Tuesday, July 23, 2013

'Wanted': Nazi hunters track war criminals in Germany

Posters appear across the country; $33,000 reward offered for information on those still alive.

Efraim Zuroff, the top Nazi hunter of the Simon Wiesenthal Center, talks to journalists as he stands in front of a placard reading "Late. But not too late! Operation Last Chance II" in Berling. (Photo: Gero Breloer, AP)


BERLIN - "Wanted" posters have been tacked up across Germany by Nazi hunters who say there are war criminals out there who continue to escape justice almost seven decades after the end of World War II.


"The advanced old age of the perpetrators should not be a reason to discontinue prosecution, since the passage of time in no way diminishes their guilt and old age should not protect murderers," said Efraim Zuroff, the director of the Israel office of the Simon Wiesenthal Center, a human rights group that tracks anti-Semitism.

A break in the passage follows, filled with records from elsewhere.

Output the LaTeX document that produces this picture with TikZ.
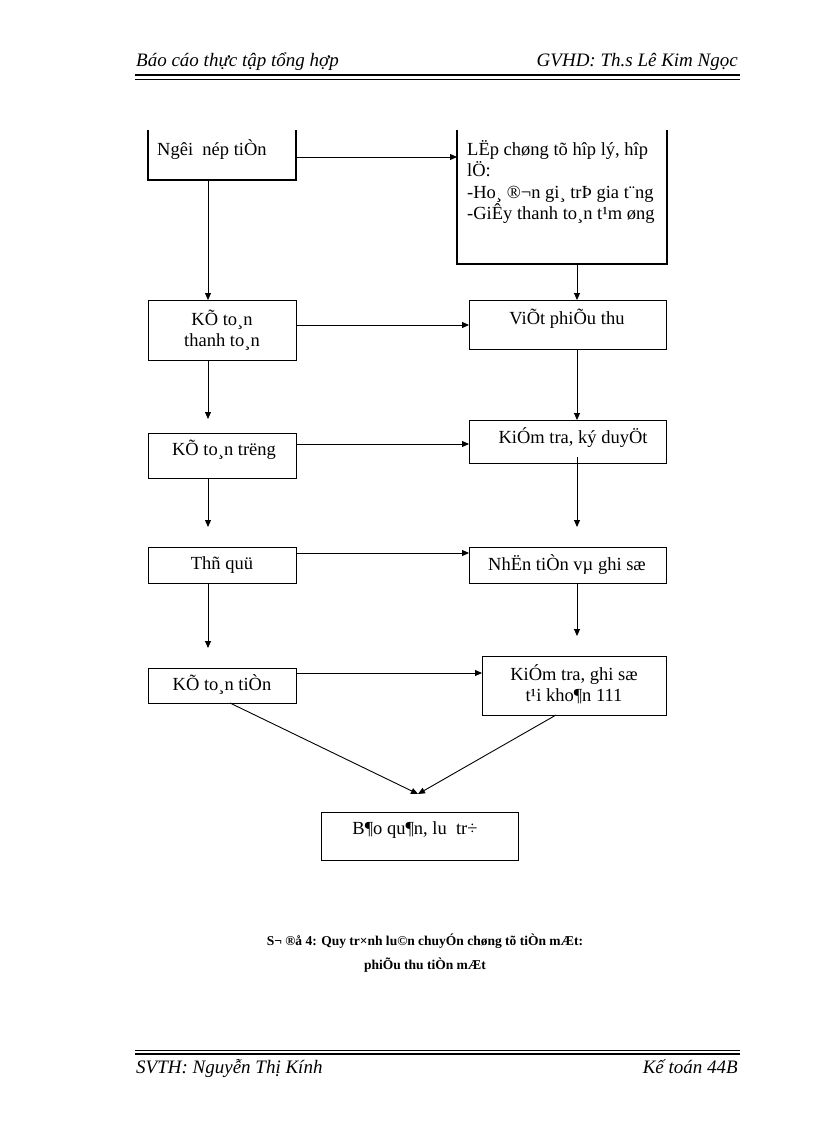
\documentclass[tikz,border=0pt]{standalone}
\usepackage{fontspec}
\setmainfont{Liberation Serif}
\usetikzlibrary{arrows.meta}
\begin{document}
\begin{tikzpicture}[x=1pt,y=-1pt,
  box/.style={draw,line width=1.1pt},
  arr/.style={-{Triangle[length=7pt,width=6pt]},line width=0.9pt},
  lab/.style={font=\fontsize{18.5}{21.5}\selectfont,align=center},
  hdr/.style={font=\fontsize{19}{22}\itshape}]
\useasboundingbox (0,0) rectangle (816,1123);
% header / footer
\node[hdr,anchor=base west,inner sep=0pt] (h1) at (136,67) {Báo cáo thực tập tổng hợp};
\node[hdr,anchor=base east,inner sep=0pt] (h2) at (738,67) {GVHD: Th.s Lê Kim Ngọc};
\draw[line width=2pt] (135,75) -- (740,75);
\draw[line width=0.6pt] (135,79) -- (740,79);
\draw[line width=0.6pt] (135,1050) -- (740,1050);
\draw[line width=2pt] (135,1054) -- (740,1054);
\node[hdr,anchor=base west,inner sep=0pt] (f1) at (136,1073) {SVTH: Nguyễn Thị Kính};
\node[hdr,anchor=base east,inner sep=0pt] (f2) at (738,1073) {Kế toán 44B};
% open-top boxes
\draw[box] (148,130) -- (148,180) -- (296,180) -- (296,130);
\draw[box] (457,130) -- (457,264) -- (667,264) -- (667,130);
\node[lab,anchor=base west,inner sep=0pt] (A) at (157,156) {Ngêi\ \ nép tiÒn};
\node[lab,anchor=north west,align=left,inner sep=0pt] (B) at (467,140) {LËp chøng tõ hîp lý, hîp\\lÖ:\\-Ho¸ ®¬n gi¸ trÞ gia t¨ng\\-GiÊy thanh to¸n t¹m øng};
\coordinate (Abot) at (208,180);
\coordinate (Aright) at (296,157);
\coordinate (Bleft) at (457,157);
\coordinate (Bbot) at (577,264);
% boxes
\node[box,minimum width=148pt,minimum height=60pt,anchor=north west,inner sep=0pt] (C) at (148,300) {};
\node[lab] (Ct) at (222,330) {KÕ to¸n\\thanh to¸n};
\node[box,minimum width=197pt,minimum height=49pt,anchor=north west,inner sep=0pt] (D) at (469,300) {};
\node[lab] (Dt) at (567,319) {ViÕt phiÕu thu};
\node[box,minimum width=148pt,minimum height=45pt,anchor=north west,inner sep=0pt] (E) at (148,433) {};
\node[lab] (Et) at (224,450) {KÕ to¸n trëng};
\node[box,minimum width=197pt,minimum height=43pt,anchor=north west,inner sep=0pt] (F) at (469,420) {};
\node[lab] (Ft) at (573,438) {KiÓm tra, ký duyÖt};
\node[box,minimum width=148pt,minimum height=36pt,anchor=north west,inner sep=0pt] (G) at (148,547) {};
\node[lab] (Gt) at (222,565) {Thñ quü};
\node[box,minimum width=197pt,minimum height=36pt,anchor=north west,inner sep=0pt] (H) at (469,547) {};
\node[lab] (Ht) at (567,565) {NhËn tiÒn vµ ghi sæ};
\node[box,minimum width=148pt,minimum height=35pt,anchor=north west,inner sep=0pt] (I) at (148,668) {};
\node[lab] (It) at (222,685) {KÕ to¸n tiÒn};
\node[box,minimum width=184pt,minimum height=59pt,anchor=north west,inner sep=0pt] (J) at (482,656) {};
\node[lab] (Jt) at (574,684) {KiÓm tra, ghi sæ\\t¹i kho¶n 111};
\node[box,minimum width=197pt,minimum height=48pt,anchor=north west,inner sep=0pt] (K) at (321,812) {};
\node[lab] (Kt) at (415,830) {B¶o qu¶n, lu\ \ tr÷};
% arrows
\coordinate (Cin) at (208,300);
\draw[arr] (Abot) -- (Cin);
\draw[arr] (Aright) -- (Bleft);
\draw[arr] (Bbot) -- (577,300);
\draw[arr] (296,325) -- (469,325);
\draw[arr] (208,360) -- (208,419);
\draw[arr] (577,349) -- (577,420);
\draw[arr] (296,444) -- (469,444);
\draw[arr] (208,478) -- (208,527);
\draw[arr] (577,457) -- (577,527);
\draw[arr] (296,553) -- (469,553);
\draw[arr] (208,583) -- (208,648);
\draw[arr] (577,583) -- (577,636);
\draw[arr] (296,673) -- (482,673);
\coordinate (Ktip) at (418,794);
\draw[arr] (230,703) -- (Ktip);
\draw[arr] (556,715) -- (Ktip);
% caption
\node[font=\fontsize{13.5}{16}\bfseries,align=center] (cap) at (425,953) {S¬ ®å 4: Quy tr×nh lu©n chuyÓn chøng tõ tiÒn mÆt:\\[8pt]phiÕu thu tiÒn mÆt};
\end{tikzpicture}
\end{document}
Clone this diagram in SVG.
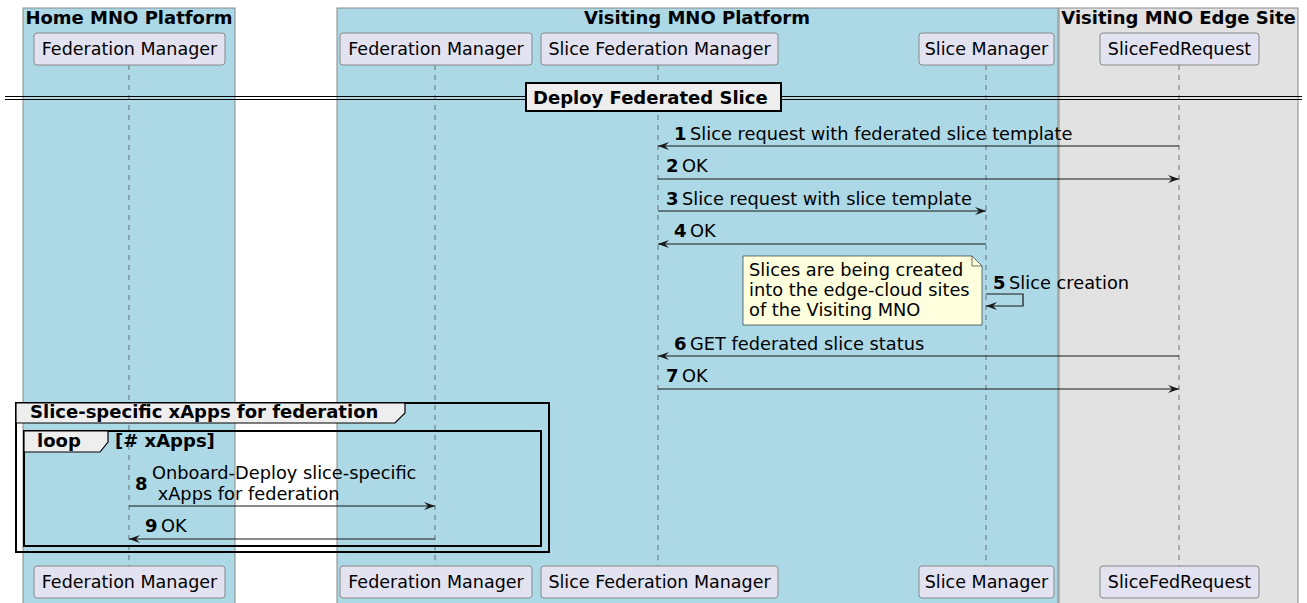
<svg xmlns="http://www.w3.org/2000/svg" width="1307" height="603" viewBox="0 0 1307 603">
  <style>
    text { font-family: "DejaVu Sans", "Liberation Sans", sans-serif; fill: #000; }
    .boxtitle { font-size: 18px; font-weight: bold; text-anchor: middle; }
    .part rect { fill: #E2E2F0; stroke: #888; stroke-width: 1; }
    .part text { font-size: 17.5px; text-anchor: middle; }
    .life { stroke: #555; stroke-width: 0.8; stroke-dasharray: 5 5; fill: none; }
    .msg { stroke: #181818; stroke-width: 1.2; fill: none; }
    .lbl { font-size: 17.8px; }
    .num { font-size: 18px; font-weight: bold; }
    .frame { fill: none; stroke: #000; stroke-width: 2; }
    .tab { fill: #EEEEEE; stroke: #000; stroke-width: 1.2; }
    .bold { font-size: 18px; font-weight: bold; }
  </style>
  <defs>
    <marker id="arrow" viewBox="0 0 12 10" refX="11" refY="5" markerWidth="12" markerHeight="10" markerUnits="userSpaceOnUse" orient="auto">
      <path d="M0,1 L11,5 L0,9 L4,5 Z" fill="#181818"/>
    </marker>
  </defs>

  <!-- platform boxes -->
  <g id="box-home">
    <rect x="23" y="8" width="212" height="600" fill="#ADD8E6" stroke="#8a8a8a" stroke-width="1"/>
    <text class="boxtitle" x="129" y="24">Home MNO Platform</text>
  </g>
  <g id="box-visiting">
    <rect x="337" y="8" width="721" height="600" fill="#ADD8E6" stroke="#8a8a8a" stroke-width="1"/>
    <text class="boxtitle" x="697" y="24">Visiting MNO Platform</text>
  </g>
  <g id="box-edge">
    <rect x="1059" y="8" width="239" height="600" fill="#E2E2E2" stroke="#8a8a8a" stroke-width="1"/>
    <text class="boxtitle" x="1178.5" y="24">Visiting MNO Edge Site</text>
  </g>

  <!-- lifelines -->
  <g id="lifelines">
    <line class="life" x1="129" y1="65" x2="129" y2="566"/>
    <line class="life" x1="435" y1="65" x2="435" y2="566"/>
    <line class="life" x1="658" y1="65" x2="658" y2="566"/>
    <line class="life" x1="986" y1="65" x2="986" y2="566"/>
    <line class="life" x1="1179" y1="65" x2="1179" y2="566"/>
  </g>

  <!-- participants -->
  <g id="home-fm" class="part">
    <rect x="34" y="33" width="191" height="32" rx="3"/>
    <text x="129.5" y="55">Federation Manager</text>
    <rect x="34" y="566" width="191" height="32" rx="3"/>
    <text x="129.5" y="588">Federation Manager</text>
  </g>
  <g id="visiting-fm" class="part">
    <rect x="340" y="33" width="192" height="32" rx="3"/>
    <text x="436" y="55">Federation Manager</text>
    <rect x="340" y="566" width="192" height="32" rx="3"/>
    <text x="436" y="588">Federation Manager</text>
  </g>
  <g id="slice-fed-manager" class="part">
    <rect x="541" y="33" width="237" height="32" rx="3"/>
    <text x="659.5" y="55">Slice Federation Manager</text>
    <rect x="541" y="566" width="237" height="32" rx="3"/>
    <text x="659.5" y="588">Slice Federation Manager</text>
  </g>
  <g id="slice-manager" class="part">
    <rect x="919" y="33" width="135" height="32" rx="3"/>
    <text x="986.5" y="55">Slice Manager</text>
    <rect x="919" y="566" width="135" height="32" rx="3"/>
    <text x="986.5" y="588">Slice Manager</text>
  </g>
  <g id="slice-fed-request" class="part">
    <rect x="1100" y="33" width="159" height="32" rx="3"/>
    <text x="1179.5" y="55">SliceFedRequest</text>
    <rect x="1100" y="566" width="159" height="32" rx="3"/>
    <text x="1179.5" y="588">SliceFedRequest</text>
  </g>

  <!-- section divider -->
  <g id="divider">
    <line x1="5" y1="96.5" x2="1302" y2="96.5" stroke="#000" stroke-width="1.2"/>
    <line x1="5" y1="99.5" x2="1302" y2="99.5" stroke="#000" stroke-width="1.2"/>
    <rect x="526" y="83" width="255" height="28" fill="#EEEEEE" stroke="#000" stroke-width="2"/>
    <text class="bold" x="533" y="104">Deploy Federated Slice</text>
  </g>

  <!-- note on slice creation -->
  <g id="note">
    <path d="M743,256 H972 L982,266 V325 H743 Z" fill="#FEFFDD" stroke="#181818" stroke-width="0.6"/>
    <path d="M972,256 V266 H982" fill="none" stroke="#181818" stroke-width="0.6"/>
    <text class="lbl" x="749" y="276">Slices are being created</text>
    <text class="lbl" x="749" y="296">into the edge-cloud sites</text>
    <text class="lbl" x="749" y="316">of the Visiting MNO</text>
  </g>

  <!-- group and loop frames -->
  <g id="group-xapps">
    <rect class="frame" x="16" y="403" width="533" height="149"/>
    <path class="tab" d="M16,403 H405 V413 L395,423 H16 Z"/>
    <text class="bold" x="30" y="418">Slice-specific xApps for federation</text>
  </g>
  <g id="loop-xapps">
    <rect class="frame" x="24" y="431" width="517" height="115"/>
    <path class="tab" d="M24,431 H108 V442 L100,452 H24 Z"/>
    <text class="bold" x="37" y="447">loop</text>
    <text class="bold" x="115" y="447">[# xApps]</text>
  </g>

  <!-- messages -->
  <g id="connectors">
    <line class="msg" x1="1179" y1="146" x2="658" y2="146" marker-end="url(#arrow)"/>
    <text class="num" x="674" y="140">1</text>
    <text class="lbl" x="690" y="140">Slice request with federated slice template</text>

    <line class="msg" x1="658" y1="179" x2="1179" y2="179" marker-end="url(#arrow)"/>
    <text class="num" x="666" y="172">2</text>
    <text class="lbl" x="682" y="172">OK</text>

    <line class="msg" x1="658" y1="211" x2="986" y2="211" marker-end="url(#arrow)"/>
    <text class="num" x="666" y="205">3</text>
    <text class="lbl" x="682" y="205">Slice request with slice template</text>

    <line class="msg" x1="986" y1="244" x2="658" y2="244" marker-end="url(#arrow)"/>
    <text class="num" x="674" y="237">4</text>
    <text class="lbl" x="690" y="237">OK</text>

    <path class="msg" d="M986,294 H1023 V306 H986" marker-end="url(#arrow)"/>
    <text class="num" x="993" y="289">5</text>
    <text class="lbl" x="1009" y="289">Slice creation</text>

    <line class="msg" x1="1179" y1="356" x2="658" y2="356" marker-end="url(#arrow)"/>
    <text class="num" x="674" y="350">6</text>
    <text class="lbl" x="690" y="350">GET federated slice status</text>

    <line class="msg" x1="658" y1="389" x2="1179" y2="389" marker-end="url(#arrow)"/>
    <text class="num" x="666" y="382">7</text>
    <text class="lbl" x="682" y="382">OK</text>

    <line class="msg" x1="129" y1="506" x2="435" y2="506" marker-end="url(#arrow)"/>
    <text class="num" x="135" y="490">8</text>
    <text class="lbl" x="152" y="479">Onboard-Deploy slice-specific</text>
    <text class="lbl" x="152" y="500" xml:space="preserve"> xApps for federation</text>

    <line class="msg" x1="435" y1="539" x2="129" y2="539" marker-end="url(#arrow)"/>
    <text class="num" x="145" y="532">9</text>
    <text class="lbl" x="161" y="532">OK</text>
  </g>
</svg>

"Every single prosecution is an important reminder that justice can still be achieved for the victims of the Holocaust," he said.


The campaign, "Late. But not too late! Operation Last Chance II," kicked off Tuesday and offers a $33,000 reward for information leading to the arrest and conviction of Nazi criminals, according to the center.


The posters show a black-and-white photograph of the Auschwitz-Birkenau death camp and state: "Millions of innocents were murdered by Nazi war criminals. Some of the perpetrators are free and alive. Help us to bring them before a court."


Zuroff estimates that about 60 potential war criminals are still alive.


The campaign to seek out former World War II-era Nazis in Germany was launched by Zuroff following the conviction of John Demjanjuk in Munich. Demjanjuk was a Ukaranian-American convicted in 2011 by a German court for as an accessory to the murder of 27,900 Jews while a guard at a Nazi extermination camp. He died in a German nursing home in March 2012.


In a legal precedent in Germany the court held that anyone who was an "overseer" of activity in the concentration camp could be charged with complicity in the murders even if they did not directly kill inmates.


Six million European Jews were exterminated in the Holocaust, a genocide that involved thousands of German Nazis and their collaborators throughout Europe.